▶ _THE PROBLEM_: Write out each line word for word. Drop pictures.

_ _ _ _ _ _ _

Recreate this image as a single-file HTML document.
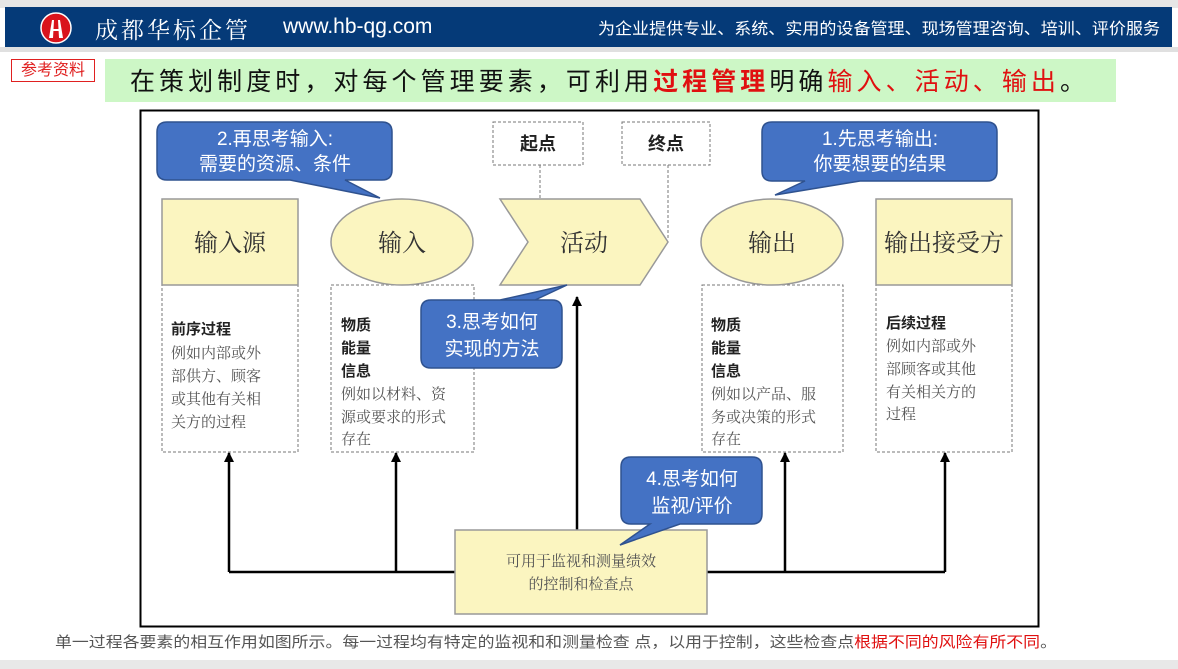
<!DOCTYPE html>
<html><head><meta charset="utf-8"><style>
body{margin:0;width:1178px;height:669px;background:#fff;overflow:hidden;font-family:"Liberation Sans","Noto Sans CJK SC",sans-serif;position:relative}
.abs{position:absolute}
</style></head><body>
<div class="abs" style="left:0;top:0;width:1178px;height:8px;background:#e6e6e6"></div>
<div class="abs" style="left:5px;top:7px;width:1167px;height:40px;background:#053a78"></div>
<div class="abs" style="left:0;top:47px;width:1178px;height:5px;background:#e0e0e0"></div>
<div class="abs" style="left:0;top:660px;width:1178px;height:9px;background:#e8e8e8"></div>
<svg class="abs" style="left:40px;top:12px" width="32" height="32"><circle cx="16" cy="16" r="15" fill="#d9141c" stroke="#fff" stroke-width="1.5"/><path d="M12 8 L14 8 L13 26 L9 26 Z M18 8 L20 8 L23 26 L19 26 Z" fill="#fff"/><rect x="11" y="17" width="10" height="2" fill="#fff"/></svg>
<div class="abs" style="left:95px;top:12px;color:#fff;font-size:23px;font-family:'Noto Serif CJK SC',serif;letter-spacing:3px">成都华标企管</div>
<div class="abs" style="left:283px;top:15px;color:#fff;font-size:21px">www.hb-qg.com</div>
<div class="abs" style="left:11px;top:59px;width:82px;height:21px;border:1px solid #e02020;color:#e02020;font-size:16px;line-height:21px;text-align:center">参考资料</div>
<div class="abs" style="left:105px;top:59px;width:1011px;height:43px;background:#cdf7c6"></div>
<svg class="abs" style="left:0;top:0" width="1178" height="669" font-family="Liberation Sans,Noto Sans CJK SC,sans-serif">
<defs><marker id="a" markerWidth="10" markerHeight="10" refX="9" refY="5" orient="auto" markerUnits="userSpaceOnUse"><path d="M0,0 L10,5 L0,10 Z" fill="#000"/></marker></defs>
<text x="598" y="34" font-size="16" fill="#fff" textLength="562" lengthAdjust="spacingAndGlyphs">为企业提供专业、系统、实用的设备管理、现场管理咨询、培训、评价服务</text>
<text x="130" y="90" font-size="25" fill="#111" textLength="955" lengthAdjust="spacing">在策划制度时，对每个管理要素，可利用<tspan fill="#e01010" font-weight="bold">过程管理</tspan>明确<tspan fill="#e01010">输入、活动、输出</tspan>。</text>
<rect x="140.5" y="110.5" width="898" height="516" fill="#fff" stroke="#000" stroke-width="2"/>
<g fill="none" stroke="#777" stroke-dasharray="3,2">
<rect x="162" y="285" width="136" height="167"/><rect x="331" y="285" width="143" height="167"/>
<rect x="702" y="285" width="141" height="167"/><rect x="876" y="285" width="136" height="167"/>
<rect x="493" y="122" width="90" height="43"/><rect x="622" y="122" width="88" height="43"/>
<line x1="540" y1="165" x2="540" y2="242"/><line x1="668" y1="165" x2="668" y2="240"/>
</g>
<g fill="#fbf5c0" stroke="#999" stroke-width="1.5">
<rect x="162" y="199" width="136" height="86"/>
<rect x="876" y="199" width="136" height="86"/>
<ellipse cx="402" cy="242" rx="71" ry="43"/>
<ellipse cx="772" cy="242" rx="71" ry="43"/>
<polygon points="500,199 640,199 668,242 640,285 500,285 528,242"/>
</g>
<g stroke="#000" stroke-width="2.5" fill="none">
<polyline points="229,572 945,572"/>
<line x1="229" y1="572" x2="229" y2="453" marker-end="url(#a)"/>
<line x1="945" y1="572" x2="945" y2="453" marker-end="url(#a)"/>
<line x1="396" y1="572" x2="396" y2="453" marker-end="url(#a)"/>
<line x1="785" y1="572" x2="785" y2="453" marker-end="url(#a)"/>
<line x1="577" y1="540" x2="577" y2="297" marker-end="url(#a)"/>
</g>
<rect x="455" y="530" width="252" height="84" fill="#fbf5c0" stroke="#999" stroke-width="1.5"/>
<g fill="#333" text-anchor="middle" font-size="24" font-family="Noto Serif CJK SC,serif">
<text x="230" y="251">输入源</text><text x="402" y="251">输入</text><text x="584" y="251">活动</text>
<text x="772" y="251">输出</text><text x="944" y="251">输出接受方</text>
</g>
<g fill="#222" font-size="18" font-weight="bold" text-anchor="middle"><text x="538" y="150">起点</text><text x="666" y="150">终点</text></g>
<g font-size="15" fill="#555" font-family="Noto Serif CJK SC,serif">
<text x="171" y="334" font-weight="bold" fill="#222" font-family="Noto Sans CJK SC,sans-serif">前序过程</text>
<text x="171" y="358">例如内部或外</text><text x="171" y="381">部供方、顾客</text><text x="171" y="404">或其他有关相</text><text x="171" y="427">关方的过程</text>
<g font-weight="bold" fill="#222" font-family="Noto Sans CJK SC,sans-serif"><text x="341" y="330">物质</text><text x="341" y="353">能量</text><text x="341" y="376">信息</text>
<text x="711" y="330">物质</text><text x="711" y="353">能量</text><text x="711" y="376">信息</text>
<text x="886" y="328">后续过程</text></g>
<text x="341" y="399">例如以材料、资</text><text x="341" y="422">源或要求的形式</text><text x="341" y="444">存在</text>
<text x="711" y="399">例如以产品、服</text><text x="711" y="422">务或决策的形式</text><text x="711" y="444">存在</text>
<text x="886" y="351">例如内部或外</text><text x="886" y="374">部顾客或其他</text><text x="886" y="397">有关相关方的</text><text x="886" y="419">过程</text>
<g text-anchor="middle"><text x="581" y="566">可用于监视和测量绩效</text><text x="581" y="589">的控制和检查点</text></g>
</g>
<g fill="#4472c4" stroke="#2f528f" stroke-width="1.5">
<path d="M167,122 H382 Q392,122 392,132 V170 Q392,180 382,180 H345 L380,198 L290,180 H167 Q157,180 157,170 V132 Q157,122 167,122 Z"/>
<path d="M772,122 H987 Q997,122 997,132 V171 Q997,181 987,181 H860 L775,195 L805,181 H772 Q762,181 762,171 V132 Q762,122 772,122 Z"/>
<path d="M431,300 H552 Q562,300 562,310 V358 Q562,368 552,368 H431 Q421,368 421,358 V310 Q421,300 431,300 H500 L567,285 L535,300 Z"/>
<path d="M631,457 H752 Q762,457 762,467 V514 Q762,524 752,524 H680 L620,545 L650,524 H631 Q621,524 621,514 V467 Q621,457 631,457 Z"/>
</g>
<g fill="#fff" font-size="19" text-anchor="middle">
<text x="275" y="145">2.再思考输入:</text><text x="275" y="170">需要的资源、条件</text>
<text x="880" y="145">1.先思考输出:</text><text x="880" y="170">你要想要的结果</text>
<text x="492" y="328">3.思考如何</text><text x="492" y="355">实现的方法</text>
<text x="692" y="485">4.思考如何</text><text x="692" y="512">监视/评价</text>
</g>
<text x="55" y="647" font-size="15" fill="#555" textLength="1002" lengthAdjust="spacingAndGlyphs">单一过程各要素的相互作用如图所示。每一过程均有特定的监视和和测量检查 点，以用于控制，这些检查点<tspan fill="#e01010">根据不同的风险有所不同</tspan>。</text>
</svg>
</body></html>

_ _ _ _ _ _ _

▶ _RESPONSE TO THE TASK_:
Recreate this image as a single-file HTML document.
<!DOCTYPE html>
<html><head><meta charset="utf-8"><style>
body{margin:0;width:1178px;height:669px;background:#fff;overflow:hidden;font-family:"Liberation Sans","Noto Sans CJK SC",sans-serif;position:relative}
.abs{position:absolute}
</style></head><body>
<div class="abs" style="left:0;top:0;width:1178px;height:8px;background:#e6e6e6"></div>
<div class="abs" style="left:5px;top:7px;width:1167px;height:40px;background:#053a78"></div>
<div class="abs" style="left:0;top:47px;width:1178px;height:5px;background:#e0e0e0"></div>
<div class="abs" style="left:0;top:660px;width:1178px;height:9px;background:#e8e8e8"></div>
<svg class="abs" style="left:40px;top:12px" width="32" height="32"><circle cx="16" cy="16" r="15" fill="#d9141c" stroke="#fff" stroke-width="1.5"/><path d="M12 8 L14 8 L13 26 L9 26 Z M18 8 L20 8 L23 26 L19 26 Z" fill="#fff"/><rect x="11" y="17" width="10" height="2" fill="#fff"/></svg>
<div class="abs" style="left:95px;top:12px;color:#fff;font-size:23px;font-family:'Noto Serif CJK SC',serif;letter-spacing:3px">成都华标企管</div>
<div class="abs" style="left:283px;top:15px;color:#fff;font-size:21px">www.hb-qg.com</div>
<div class="abs" style="left:11px;top:59px;width:82px;height:21px;border:1px solid #e02020;color:#e02020;font-size:16px;line-height:21px;text-align:center">参考资料</div>
<div class="abs" style="left:105px;top:59px;width:1011px;height:43px;background:#cdf7c6"></div>
<svg class="abs" style="left:0;top:0" width="1178" height="669" font-family="Liberation Sans,Noto Sans CJK SC,sans-serif">
<defs><marker id="a" markerWidth="10" markerHeight="10" refX="9" refY="5" orient="auto" markerUnits="userSpaceOnUse"><path d="M0,0 L10,5 L0,10 Z" fill="#000"/></marker></defs>
<text x="598" y="34" font-size="16" fill="#fff" textLength="562" lengthAdjust="spacingAndGlyphs">为企业提供专业、系统、实用的设备管理、现场管理咨询、培训、评价服务</text>
<text x="130" y="90" font-size="25" fill="#111" textLength="955" lengthAdjust="spacing">在策划制度时，对每个管理要素，可利用<tspan fill="#e01010" font-weight="bold">过程管理</tspan>明确<tspan fill="#e01010">输入、活动、输出</tspan>。</text>
<rect x="140.5" y="110.5" width="898" height="516" fill="#fff" stroke="#000" stroke-width="2"/>
<g fill="none" stroke="#777" stroke-dasharray="3,2">
<rect x="162" y="285" width="136" height="167"/><rect x="331" y="285" width="143" height="167"/>
<rect x="702" y="285" width="141" height="167"/><rect x="876" y="285" width="136" height="167"/>
<rect x="493" y="122" width="90" height="43"/><rect x="622" y="122" width="88" height="43"/>
<line x1="540" y1="165" x2="540" y2="242"/><line x1="668" y1="165" x2="668" y2="240"/>
</g>
<g fill="#fbf5c0" stroke="#999" stroke-width="1.5">
<rect x="162" y="199" width="136" height="86"/>
<rect x="876" y="199" width="136" height="86"/>
<ellipse cx="402" cy="242" rx="71" ry="43"/>
<ellipse cx="772" cy="242" rx="71" ry="43"/>
<polygon points="500,199 640,199 668,242 640,285 500,285 528,242"/>
</g>
<g stroke="#000" stroke-width="2.5" fill="none">
<polyline points="229,572 945,572"/>
<line x1="229" y1="572" x2="229" y2="453" marker-end="url(#a)"/>
<line x1="945" y1="572" x2="945" y2="453" marker-end="url(#a)"/>
<line x1="396" y1="572" x2="396" y2="453" marker-end="url(#a)"/>
<line x1="785" y1="572" x2="785" y2="453" marker-end="url(#a)"/>
<line x1="577" y1="540" x2="577" y2="297" marker-end="url(#a)"/>
</g>
<rect x="455" y="530" width="252" height="84" fill="#fbf5c0" stroke="#999" stroke-width="1.5"/>
<g fill="#333" text-anchor="middle" font-size="24" font-family="Noto Serif CJK SC,serif">
<text x="230" y="251">输入源</text><text x="402" y="251">输入</text><text x="584" y="251">活动</text>
<text x="772" y="251">输出</text><text x="944" y="251">输出接受方</text>
</g>
<g fill="#222" font-size="18" font-weight="bold" text-anchor="middle"><text x="538" y="150">起点</text><text x="666" y="150">终点</text></g>
<g font-size="15" fill="#555" font-family="Noto Serif CJK SC,serif">
<text x="171" y="334" font-weight="bold" fill="#222" font-family="Noto Sans CJK SC,sans-serif">前序过程</text>
<text x="171" y="358">例如内部或外</text><text x="171" y="381">部供方、顾客</text><text x="171" y="404">或其他有关相</text><text x="171" y="427">关方的过程</text>
<g font-weight="bold" fill="#222" font-family="Noto Sans CJK SC,sans-serif"><text x="341" y="330">物质</text><text x="341" y="353">能量</text><text x="341" y="376">信息</text>
<text x="711" y="330">物质</text><text x="711" y="353">能量</text><text x="711" y="376">信息</text>
<text x="886" y="328">后续过程</text></g>
<text x="341" y="399">例如以材料、资</text><text x="341" y="422">源或要求的形式</text><text x="341" y="444">存在</text>
<text x="711" y="399">例如以产品、服</text><text x="711" y="422">务或决策的形式</text><text x="711" y="444">存在</text>
<text x="886" y="351">例如内部或外</text><text x="886" y="374">部顾客或其他</text><text x="886" y="397">有关相关方的</text><text x="886" y="419">过程</text>
<g text-anchor="middle"><text x="581" y="566">可用于监视和测量绩效</text><text x="581" y="589">的控制和检查点</text></g>
</g>
<g fill="#4472c4" stroke="#2f528f" stroke-width="1.5">
<path d="M167,122 H382 Q392,122 392,132 V170 Q392,180 382,180 H345 L380,198 L290,180 H167 Q157,180 157,170 V132 Q157,122 167,122 Z"/>
<path d="M772,122 H987 Q997,122 997,132 V171 Q997,181 987,181 H860 L775,195 L805,181 H772 Q762,181 762,171 V132 Q762,122 772,122 Z"/>
<path d="M431,300 H552 Q562,300 562,310 V358 Q562,368 552,368 H431 Q421,368 421,358 V310 Q421,300 431,300 H500 L567,285 L535,300 Z"/>
<path d="M631,457 H752 Q762,457 762,467 V514 Q762,524 752,524 H680 L620,545 L650,524 H631 Q621,524 621,514 V467 Q621,457 631,457 Z"/>
</g>
<g fill="#fff" font-size="19" text-anchor="middle">
<text x="275" y="145">2.再思考输入:</text><text x="275" y="170">需要的资源、条件</text>
<text x="880" y="145">1.先思考输出:</text><text x="880" y="170">你要想要的结果</text>
<text x="492" y="328">3.思考如何</text><text x="492" y="355">实现的方法</text>
<text x="692" y="485">4.思考如何</text><text x="692" y="512">监视/评价</text>
</g>
<text x="55" y="647" font-size="15" fill="#555" textLength="1002" lengthAdjust="spacingAndGlyphs">单一过程各要素的相互作用如图所示。每一过程均有特定的监视和和测量检查 点，以用于控制，这些检查点<tspan fill="#e01010">根据不同的风险有所不同</tspan>。</text>
</svg>
</body></html>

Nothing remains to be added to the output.